Por Magdalena Vigil
Carlos Cvitanich, 13 años. Actualmente es contador.
Veía siempre los falcon verdes en plaza de Mayo y sus operativos. Llegaban dos o tres autos, se bajaban tipos vestidos de civil, pero armados hasta los dientes. Eran militares, se llevaban a la gente y la hacían desaparecer.
En muchas casas era tabú hablar del tema. Por lo tanto, con mis amigos intentábamos reconstruir los hechos con lo que cada uno escuchaba o veía.
Ir al colegio era una odisea. Teníamos que rogar que al ir en el colectivo escolar no nos tocara un retén militar porque nos frenaban para requisarnos. Te daba dolor de panza de los nervios. Se abrían las puertas y, segundos después, veía sus caras rudas mientras nos hacían bajar a todos del autobús. Nos ponían con las manos contra la pared y nos palpaban enteros. Acto seguido, nos obligaban a girar con documento en mano, nos miraban uno por uno a la cara y nos preguntaban de dónde veníamos, a dónde íbamos o qué hacíamos. En ese momento era rogar que algo no les cayera mal porque te llevaban a la comisaría.
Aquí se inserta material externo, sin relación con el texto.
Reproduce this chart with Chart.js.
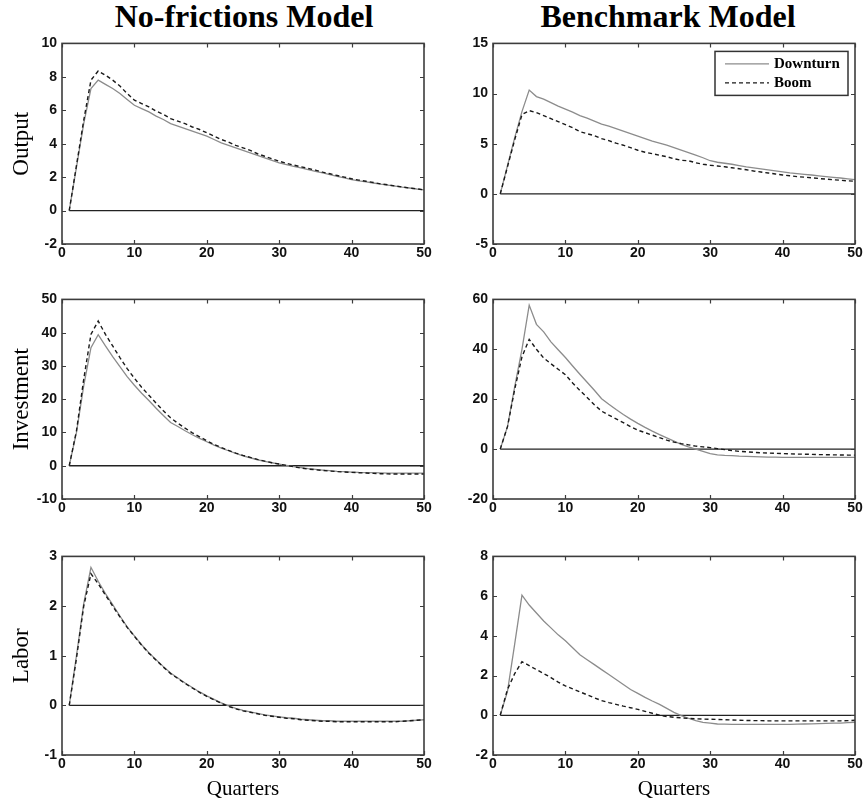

En el colegio era todo extremadamente autoritario. Los profesores nos tenían cagando, les teníamos terror. Debíamos tener un comportamiento, vestimenta y apariencia ejemplar; el cabello no debía tocar el cuello de la camisa. Si algo no les gustaba no te dejaban ingresar a la institución.
Mi preceptor era un gran hijo de puta: tenía comportamiento de milico y totalitario, al igual que las autoridades que nos trataban como si estuviéramos en la colimba.
Mi hermano estudiaba en la facultad de Ciencias Económicas. Allí los hacían izar la bandera del E.R.P – Ejército Revolucionario del Pueblo. Muchos de sus compañeros hoy están en el Río de la Plata.